### Request
Repeat the material below word for word and leave out all pictures.
>> START Collected material
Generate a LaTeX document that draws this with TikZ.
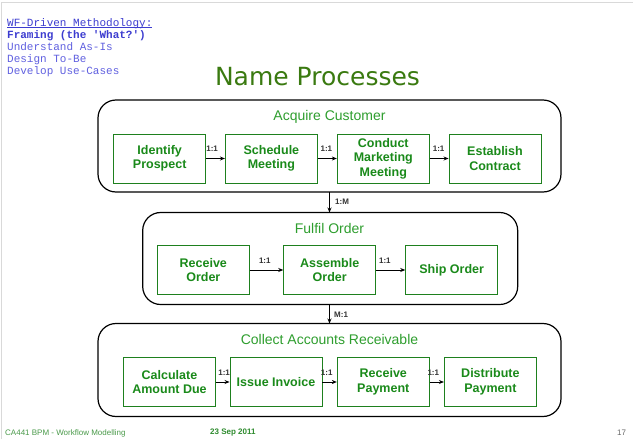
\documentclass[tikz,border=0pt]{standalone}
\usepackage{fontspec}
\setmainfont{Liberation Sans}
\newfontfamily\verd{DejaVu Sans}
\newfontfamily\cour{Liberation Mono}
\usetikzlibrary{arrows.meta}
\definecolor{procgreen}{HTML}{1E801E}
\definecolor{proctext}{HTML}{1A8A1A}
\definecolor{grptext}{HTML}{2E9E2E}
\definecolor{titlegreen}{HTML}{3A7A10}
\definecolor{footgreen}{HTML}{4A9A4A}
\definecolor{datgreen}{HTML}{2E8B2E}
\definecolor{navblue}{HTML}{3C3CD0}
\definecolor{navlight}{HTML}{6060E0}
\definecolor{lblgray}{HTML}{333333}
\newcommand{\myuline}[1]{{\setbox0\hbox{#1}\rlap{\rule[-1.6pt]{\wd0}{0.6pt}}\box0}}
\begin{document}
\begin{tikzpicture}[x=1pt,y=-1pt,
  grp/.style={draw=black, line width=1.2pt, rounded corners=18pt, inner sep=0pt},
  proc/.style={draw=procgreen, line width=0.9pt, text=proctext, align=center,
    font=\bfseries\fontsize{12.5}{14.5}\selectfont, inner sep=0pt,
    minimum width=92pt, minimum height=49pt},
  grptitle/.style={text=grptext, font=\fontsize{14}{16}\selectfont, inner sep=0pt},
  arr/.style={draw=black, line width=0.9pt, -{Stealth[length=5pt,width=4pt]}},
  lbl/.style={font=\bfseries\fontsize{8}{9}\selectfont, text=lblgray, inner sep=0pt, yshift=9.5pt},
  vlbl/.style={font=\bfseries\fontsize{8}{9}\selectfont, text=lblgray, inner sep=0pt, anchor=west},
  navtext/.style={font=\cour\fontsize{11}{12.2}\selectfont, align=left, anchor=north west, inner sep=0pt},
  foot/.style={font=\fontsize{8}{9}\selectfont, inner sep=0pt}
]
\useasboundingbox (0,0) rectangle (633,439);
\fill[white] (0,0) rectangle (633,439);
% slide frame
\draw[color=black!15, line width=1.2pt] (1.2,439) -- (1.2,2.6) -- (633,2.6);

% navigation text
\node[navtext] (nav) at (7,18) {%
  \textcolor{navblue}{\myuline{WF-Driven Methodology:}}\\
  \textcolor{navblue}{\bfseries Framing (the 'What?')}\\
  \textcolor{navlight}{Understand As-Is}\\
  \textcolor{navlight}{Design To-Be}\\
  \textcolor{navlight}{Develop Use-Cases}};

% title
\node[text=titlegreen, font=\verd\fontsize{25}{28}\selectfont, inner sep=0pt] (title) at (317.5,77) {Name Processes};

% group boxes
\node[grp, minimum width=463pt, minimum height=92pt] (g1) at (329.5,146) {};
\node[grp, minimum width=375pt, minimum height=92pt] (g2) at (330.2,258.5) {};
\node[grp, minimum width=463pt, minimum height=93pt] (g3) at (329.5,370) {};

\node[grptitle] (t1) at (329.5,116.5) {Acquire Customer};
\node[grptitle] (t2) at (329.5,228) {Fulfil Order};
\node[grptitle] (t3) at (329.5,339.5) {Collect Accounts Receivable};

% Acquire Customer
\node[proc] (ip) at (159.7,158.5) {Identify\\Prospect};
\node[proc] (sm) at (271.4,158.5) {Schedule\\Meeting};
\node[proc] (cm) at (383.3,158.5) {Conduct\\Marketing\\Meeting};
\node[proc] (ec) at (495,158.5) {Establish\\Contract};

% Fulfil Order
\node[proc] (ro) at (203.3,270) {Receive\\Order};
\node[proc] (ao) at (329.7,270) {Assemble\\Order};
\node[proc] (so) at (451.7,270) {Ship Order};

% Collect Accounts Receivable
\node[proc] (ca) at (169.5,382) {Calculate\\Amount Due};
\node[proc] (ii) at (276,382) {Issue Invoice};
\node[proc] (rp) at (383.3,382) {Receive\\Payment};
\node[proc] (dp) at (490.4,382) {Distribute\\Payment};

% horizontal connectors
\draw[arr] (ip) -- node[lbl, pos=0.32] {1:1} (sm);
\draw[arr] (sm) -- node[lbl, pos=0.45] {1:1} (cm);
\draw[arr] (cm) -- node[lbl, pos=0.47] {1:1} (ec);
\draw[arr] (ro) -- node[lbl, pos=0.45] {1:1} (ao);
\draw[arr] (ao) -- node[lbl, pos=0.3] {1:1} (so);
\draw[arr] (ca) -- node[lbl, pos=0.6] {1:1} (ii);
\draw[arr] (ii) -- node[lbl, pos=0.3] {1:1} (rp);
\draw[arr] (rp) -- node[lbl, pos=0.25] {1:1} (dp);

% vertical connectors
\coordinate (v1) at (329.5,192);
\coordinate (v2) at (329.5,212.5);
\coordinate (v3) at (329.5,304.5);
\coordinate (v4) at (329.5,323.5);
\draw[arr] (v1) -- (v2);
\draw[arr] (v3) -- (v4);
\node[vlbl] (m1) at (335,201.5) {1:M};
\node[vlbl] (m2) at (334,315) {M:1};

% footer
\node[foot, text=footgreen, anchor=west] (f1) at (5,433) {CA441 BPM - Workflow Modelling};
\node[foot, text=datgreen, anchor=west, font=\bfseries\fontsize{8}{9}\selectfont] (f2) at (210,433) {23 Sep 2011};
\node[foot, text=black!60, anchor=west] (f3) at (617,433) {17};
\end{tikzpicture}
\end{document}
>> END Collected material
### Expected answer
Generate a LaTeX document that draws this with TikZ.
\documentclass[tikz,border=0pt]{standalone}
\usepackage{fontspec}
\setmainfont{Liberation Sans}
\newfontfamily\verd{DejaVu Sans}
\newfontfamily\cour{Liberation Mono}
\usetikzlibrary{arrows.meta}
\definecolor{procgreen}{HTML}{1E801E}
\definecolor{proctext}{HTML}{1A8A1A}
\definecolor{grptext}{HTML}{2E9E2E}
\definecolor{titlegreen}{HTML}{3A7A10}
\definecolor{footgreen}{HTML}{4A9A4A}
\definecolor{datgreen}{HTML}{2E8B2E}
\definecolor{navblue}{HTML}{3C3CD0}
\definecolor{navlight}{HTML}{6060E0}
\definecolor{lblgray}{HTML}{333333}
\newcommand{\myuline}[1]{{\setbox0\hbox{#1}\rlap{\rule[-1.6pt]{\wd0}{0.6pt}}\box0}}
\begin{document}
\begin{tikzpicture}[x=1pt,y=-1pt,
  grp/.style={draw=black, line width=1.2pt, rounded corners=18pt, inner sep=0pt},
  proc/.style={draw=procgreen, line width=0.9pt, text=proctext, align=center,
    font=\bfseries\fontsize{12.5}{14.5}\selectfont, inner sep=0pt,
    minimum width=92pt, minimum height=49pt},
  grptitle/.style={text=grptext, font=\fontsize{14}{16}\selectfont, inner sep=0pt},
  arr/.style={draw=black, line width=0.9pt, -{Stealth[length=5pt,width=4pt]}},
  lbl/.style={font=\bfseries\fontsize{8}{9}\selectfont, text=lblgray, inner sep=0pt, yshift=9.5pt},
  vlbl/.style={font=\bfseries\fontsize{8}{9}\selectfont, text=lblgray, inner sep=0pt, anchor=west},
  navtext/.style={font=\cour\fontsize{11}{12.2}\selectfont, align=left, anchor=north west, inner sep=0pt},
  foot/.style={font=\fontsize{8}{9}\selectfont, inner sep=0pt}
]
\useasboundingbox (0,0) rectangle (633,439);
\fill[white] (0,0) rectangle (633,439);
% slide frame
\draw[color=black!15, line width=1.2pt] (1.2,439) -- (1.2,2.6) -- (633,2.6);

% navigation text
\node[navtext] (nav) at (7,18) {%
  \textcolor{navblue}{\myuline{WF-Driven Methodology:}}\\
  \textcolor{navblue}{\bfseries Framing (the 'What?')}\\
  \textcolor{navlight}{Understand As-Is}\\
  \textcolor{navlight}{Design To-Be}\\
  \textcolor{navlight}{Develop Use-Cases}};

% title
\node[text=titlegreen, font=\verd\fontsize{25}{28}\selectfont, inner sep=0pt] (title) at (317.5,77) {Name Processes};

% group boxes
\node[grp, minimum width=463pt, minimum height=92pt] (g1) at (329.5,146) {};
\node[grp, minimum width=375pt, minimum height=92pt] (g2) at (330.2,258.5) {};
\node[grp, minimum width=463pt, minimum height=93pt] (g3) at (329.5,370) {};

\node[grptitle] (t1) at (329.5,116.5) {Acquire Customer};
\node[grptitle] (t2) at (329.5,228) {Fulfil Order};
\node[grptitle] (t3) at (329.5,339.5) {Collect Accounts Receivable};

% Acquire Customer
\node[proc] (ip) at (159.7,158.5) {Identify\\Prospect};
\node[proc] (sm) at (271.4,158.5) {Schedule\\Meeting};
\node[proc] (cm) at (383.3,158.5) {Conduct\\Marketing\\Meeting};
\node[proc] (ec) at (495,158.5) {Establish\\Contract};

% Fulfil Order
\node[proc] (ro) at (203.3,270) {Receive\\Order};
\node[proc] (ao) at (329.7,270) {Assemble\\Order};
\node[proc] (so) at (451.7,270) {Ship Order};

% Collect Accounts Receivable
\node[proc] (ca) at (169.5,382) {Calculate\\Amount Due};
\node[proc] (ii) at (276,382) {Issue Invoice};
\node[proc] (rp) at (383.3,382) {Receive\\Payment};
\node[proc] (dp) at (490.4,382) {Distribute\\Payment};

% horizontal connectors
\draw[arr] (ip) -- node[lbl, pos=0.32] {1:1} (sm);
\draw[arr] (sm) -- node[lbl, pos=0.45] {1:1} (cm);
\draw[arr] (cm) -- node[lbl, pos=0.47] {1:1} (ec);
\draw[arr] (ro) -- node[lbl, pos=0.45] {1:1} (ao);
\draw[arr] (ao) -- node[lbl, pos=0.3] {1:1} (so);
\draw[arr] (ca) -- node[lbl, pos=0.6] {1:1} (ii);
\draw[arr] (ii) -- node[lbl, pos=0.3] {1:1} (rp);
\draw[arr] (rp) -- node[lbl, pos=0.25] {1:1} (dp);

% vertical connectors
\coordinate (v1) at (329.5,192);
\coordinate (v2) at (329.5,212.5);
\coordinate (v3) at (329.5,304.5);
\coordinate (v4) at (329.5,323.5);
\draw[arr] (v1) -- (v2);
\draw[arr] (v3) -- (v4);
\node[vlbl] (m1) at (335,201.5) {1:M};
\node[vlbl] (m2) at (334,315) {M:1};

% footer
\node[foot, text=footgreen, anchor=west] (f1) at (5,433) {CA441 BPM - Workflow Modelling};
\node[foot, text=datgreen, anchor=west, font=\bfseries\fontsize{8}{9}\selectfont] (f2) at (210,433) {23 Sep 2011};
\node[foot, text=black!60, anchor=west] (f3) at (617,433) {17};
\end{tikzpicture}
\end{document}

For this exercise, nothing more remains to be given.